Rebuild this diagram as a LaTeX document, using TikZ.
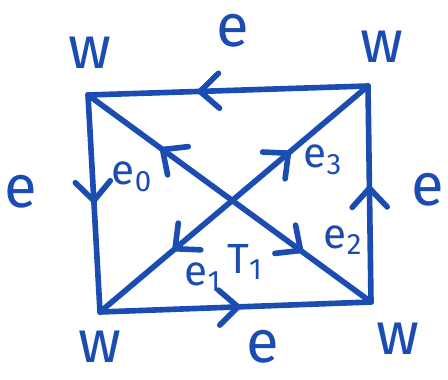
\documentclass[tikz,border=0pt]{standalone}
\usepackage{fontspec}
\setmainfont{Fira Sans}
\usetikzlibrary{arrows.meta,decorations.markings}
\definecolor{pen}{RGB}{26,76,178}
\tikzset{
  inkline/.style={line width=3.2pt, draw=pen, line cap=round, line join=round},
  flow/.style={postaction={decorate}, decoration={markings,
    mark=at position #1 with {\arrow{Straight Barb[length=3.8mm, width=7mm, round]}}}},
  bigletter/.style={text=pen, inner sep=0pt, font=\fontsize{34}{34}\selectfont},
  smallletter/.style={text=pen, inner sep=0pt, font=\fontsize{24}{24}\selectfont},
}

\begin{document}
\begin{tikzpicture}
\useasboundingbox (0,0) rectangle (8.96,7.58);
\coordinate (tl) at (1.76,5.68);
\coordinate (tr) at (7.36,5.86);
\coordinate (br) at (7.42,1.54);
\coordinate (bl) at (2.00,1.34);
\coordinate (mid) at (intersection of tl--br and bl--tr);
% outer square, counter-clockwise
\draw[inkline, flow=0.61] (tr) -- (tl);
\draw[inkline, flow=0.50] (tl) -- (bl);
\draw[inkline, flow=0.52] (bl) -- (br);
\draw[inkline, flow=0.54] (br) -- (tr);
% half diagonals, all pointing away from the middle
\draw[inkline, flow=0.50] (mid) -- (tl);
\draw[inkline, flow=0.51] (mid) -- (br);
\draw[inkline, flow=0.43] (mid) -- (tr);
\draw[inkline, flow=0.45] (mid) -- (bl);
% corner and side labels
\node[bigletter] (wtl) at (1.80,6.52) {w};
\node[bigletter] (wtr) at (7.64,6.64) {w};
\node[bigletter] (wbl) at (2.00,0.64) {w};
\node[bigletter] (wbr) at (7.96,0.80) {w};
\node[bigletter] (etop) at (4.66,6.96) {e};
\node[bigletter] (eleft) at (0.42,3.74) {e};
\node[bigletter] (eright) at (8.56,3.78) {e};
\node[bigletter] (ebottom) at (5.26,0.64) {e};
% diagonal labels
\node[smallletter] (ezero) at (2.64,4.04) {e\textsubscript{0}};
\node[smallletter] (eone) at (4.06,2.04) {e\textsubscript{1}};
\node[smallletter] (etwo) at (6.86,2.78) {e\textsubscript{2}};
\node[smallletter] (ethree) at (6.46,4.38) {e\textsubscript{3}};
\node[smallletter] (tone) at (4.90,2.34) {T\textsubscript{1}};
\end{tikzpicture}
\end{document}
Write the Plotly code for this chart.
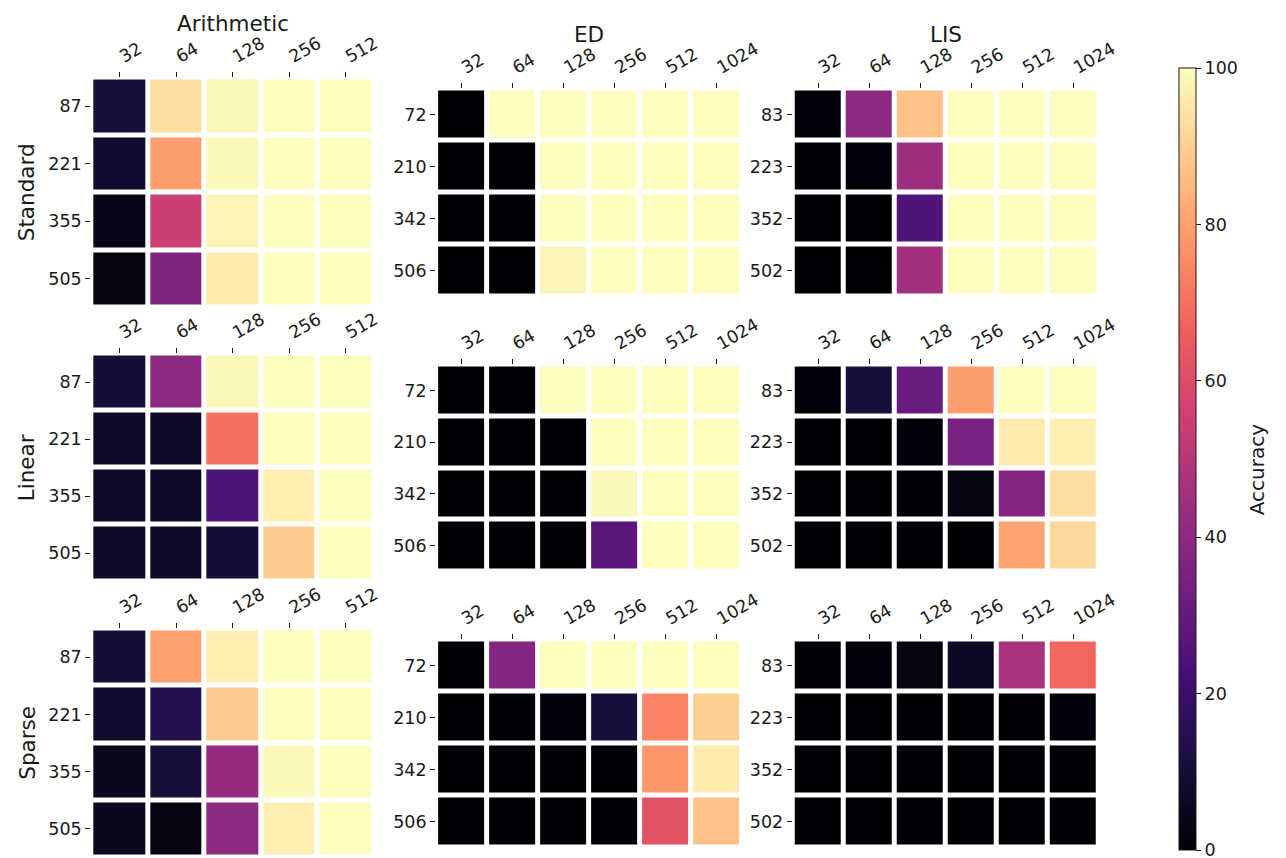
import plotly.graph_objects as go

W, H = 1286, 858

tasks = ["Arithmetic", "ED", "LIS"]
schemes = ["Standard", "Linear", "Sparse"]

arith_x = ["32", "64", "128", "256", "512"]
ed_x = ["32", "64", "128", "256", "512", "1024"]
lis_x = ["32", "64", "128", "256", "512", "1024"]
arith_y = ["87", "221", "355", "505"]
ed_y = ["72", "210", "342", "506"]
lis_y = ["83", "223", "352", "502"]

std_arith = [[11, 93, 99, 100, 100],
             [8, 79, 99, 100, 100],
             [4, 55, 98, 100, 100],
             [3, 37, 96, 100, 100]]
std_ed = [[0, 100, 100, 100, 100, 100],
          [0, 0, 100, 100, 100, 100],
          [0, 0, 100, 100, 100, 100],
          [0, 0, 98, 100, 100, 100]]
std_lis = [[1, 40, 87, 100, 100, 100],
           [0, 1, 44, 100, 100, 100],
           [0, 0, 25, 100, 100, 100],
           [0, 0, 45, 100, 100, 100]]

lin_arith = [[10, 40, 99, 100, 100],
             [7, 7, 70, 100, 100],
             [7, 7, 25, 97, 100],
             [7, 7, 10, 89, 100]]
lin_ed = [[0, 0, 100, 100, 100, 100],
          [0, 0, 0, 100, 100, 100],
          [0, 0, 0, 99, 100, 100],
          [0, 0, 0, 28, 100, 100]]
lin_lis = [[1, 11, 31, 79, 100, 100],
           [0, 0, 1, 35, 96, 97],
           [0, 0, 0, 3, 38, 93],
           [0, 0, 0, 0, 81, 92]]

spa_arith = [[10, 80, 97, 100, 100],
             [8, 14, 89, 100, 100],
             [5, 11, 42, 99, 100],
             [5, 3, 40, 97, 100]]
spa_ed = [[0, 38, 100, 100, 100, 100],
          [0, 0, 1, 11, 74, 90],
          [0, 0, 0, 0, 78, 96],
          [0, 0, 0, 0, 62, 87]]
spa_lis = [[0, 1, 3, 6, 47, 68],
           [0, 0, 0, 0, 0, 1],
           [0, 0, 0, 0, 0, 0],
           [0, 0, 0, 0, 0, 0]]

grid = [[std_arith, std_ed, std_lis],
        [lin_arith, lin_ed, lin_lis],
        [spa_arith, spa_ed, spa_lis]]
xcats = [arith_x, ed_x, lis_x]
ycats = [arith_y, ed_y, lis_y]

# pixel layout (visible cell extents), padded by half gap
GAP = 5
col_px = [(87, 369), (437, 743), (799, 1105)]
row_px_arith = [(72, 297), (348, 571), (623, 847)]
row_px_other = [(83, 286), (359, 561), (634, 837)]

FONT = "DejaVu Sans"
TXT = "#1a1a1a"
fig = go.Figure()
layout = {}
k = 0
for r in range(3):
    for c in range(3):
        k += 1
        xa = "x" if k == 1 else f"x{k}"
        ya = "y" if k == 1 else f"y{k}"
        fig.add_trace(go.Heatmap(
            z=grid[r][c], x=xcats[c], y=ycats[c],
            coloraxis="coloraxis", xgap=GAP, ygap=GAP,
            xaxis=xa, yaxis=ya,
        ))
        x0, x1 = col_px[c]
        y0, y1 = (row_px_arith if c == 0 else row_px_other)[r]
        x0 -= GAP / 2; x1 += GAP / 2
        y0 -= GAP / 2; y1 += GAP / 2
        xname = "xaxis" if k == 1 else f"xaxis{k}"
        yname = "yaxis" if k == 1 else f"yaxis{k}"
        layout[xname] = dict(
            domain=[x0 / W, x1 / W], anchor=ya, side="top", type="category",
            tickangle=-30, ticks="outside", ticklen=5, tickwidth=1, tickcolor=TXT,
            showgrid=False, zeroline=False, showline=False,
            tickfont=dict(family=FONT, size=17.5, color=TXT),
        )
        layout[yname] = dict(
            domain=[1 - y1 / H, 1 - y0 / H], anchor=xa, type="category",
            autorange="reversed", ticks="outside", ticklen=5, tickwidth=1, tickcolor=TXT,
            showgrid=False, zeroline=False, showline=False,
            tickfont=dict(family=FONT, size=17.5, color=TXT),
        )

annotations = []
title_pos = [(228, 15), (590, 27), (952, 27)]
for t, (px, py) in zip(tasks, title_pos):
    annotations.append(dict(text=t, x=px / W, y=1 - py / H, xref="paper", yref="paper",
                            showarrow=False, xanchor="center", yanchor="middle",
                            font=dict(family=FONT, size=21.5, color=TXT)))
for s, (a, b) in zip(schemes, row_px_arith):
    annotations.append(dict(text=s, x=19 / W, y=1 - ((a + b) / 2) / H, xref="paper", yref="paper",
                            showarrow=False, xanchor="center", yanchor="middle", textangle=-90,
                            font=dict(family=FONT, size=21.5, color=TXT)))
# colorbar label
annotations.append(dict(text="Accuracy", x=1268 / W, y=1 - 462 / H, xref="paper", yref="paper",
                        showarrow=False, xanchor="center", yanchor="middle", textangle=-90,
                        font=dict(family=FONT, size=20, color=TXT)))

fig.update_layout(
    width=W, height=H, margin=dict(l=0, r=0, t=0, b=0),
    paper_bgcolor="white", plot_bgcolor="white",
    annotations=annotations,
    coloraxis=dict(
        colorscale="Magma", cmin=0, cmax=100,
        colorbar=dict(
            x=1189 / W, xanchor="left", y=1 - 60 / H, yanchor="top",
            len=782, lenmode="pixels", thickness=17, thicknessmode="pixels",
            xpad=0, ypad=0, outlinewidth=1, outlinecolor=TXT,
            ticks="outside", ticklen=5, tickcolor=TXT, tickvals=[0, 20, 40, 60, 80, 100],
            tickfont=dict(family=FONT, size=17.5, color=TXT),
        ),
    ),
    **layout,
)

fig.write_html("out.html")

Requirement:
Your copy should hold only the lines from the one containing "Write the Plotly code for this chart." through the one containing "row_px_other = [(83, 286), (359, 561), (634, 837)]", word for word, with no pictures.

Complete response:
Write the Plotly code for this chart.
import plotly.graph_objects as go

W, H = 1286, 858

tasks = ["Arithmetic", "ED", "LIS"]
schemes = ["Standard", "Linear", "Sparse"]

arith_x = ["32", "64", "128", "256", "512"]
ed_x = ["32", "64", "128", "256", "512", "1024"]
lis_x = ["32", "64", "128", "256", "512", "1024"]
arith_y = ["87", "221", "355", "505"]
ed_y = ["72", "210", "342", "506"]
lis_y = ["83", "223", "352", "502"]

std_arith = [[11, 93, 99, 100, 100],
             [8, 79, 99, 100, 100],
             [4, 55, 98, 100, 100],
             [3, 37, 96, 100, 100]]
std_ed = [[0, 100, 100, 100, 100, 100],
          [0, 0, 100, 100, 100, 100],
          [0, 0, 100, 100, 100, 100],
          [0, 0, 98, 100, 100, 100]]
std_lis = [[1, 40, 87, 100, 100, 100],
           [0, 1, 44, 100, 100, 100],
           [0, 0, 25, 100, 100, 100],
           [0, 0, 45, 100, 100, 100]]

lin_arith = [[10, 40, 99, 100, 100],
             [7, 7, 70, 100, 100],
             [7, 7, 25, 97, 100],
             [7, 7, 10, 89, 100]]
lin_ed = [[0, 0, 100, 100, 100, 100],
          [0, 0, 0, 100, 100, 100],
          [0, 0, 0, 99, 100, 100],
          [0, 0, 0, 28, 100, 100]]
lin_lis = [[1, 11, 31, 79, 100, 100],
           [0, 0, 1, 35, 96, 97],
           [0, 0, 0, 3, 38, 93],
           [0, 0, 0, 0, 81, 92]]

spa_arith = [[10, 80, 97, 100, 100],
             [8, 14, 89, 100, 100],
             [5, 11, 42, 99, 100],
             [5, 3, 40, 97, 100]]
spa_ed = [[0, 38, 100, 100, 100, 100],
          [0, 0, 1, 11, 74, 90],
          [0, 0, 0, 0, 78, 96],
          [0, 0, 0, 0, 62, 87]]
spa_lis = [[0, 1, 3, 6, 47, 68],
           [0, 0, 0, 0, 0, 1],
           [0, 0, 0, 0, 0, 0],
           [0, 0, 0, 0, 0, 0]]

grid = [[std_arith, std_ed, std_lis],
        [lin_arith, lin_ed, lin_lis],
        [spa_arith, spa_ed, spa_lis]]
xcats = [arith_x, ed_x, lis_x]
ycats = [arith_y, ed_y, lis_y]

# pixel layout (visible cell extents), padded by half gap
GAP = 5
col_px = [(87, 369), (437, 743), (799, 1105)]
row_px_arith = [(72, 297), (348, 571), (623, 847)]
row_px_other = [(83, 286), (359, 561), (634, 837)]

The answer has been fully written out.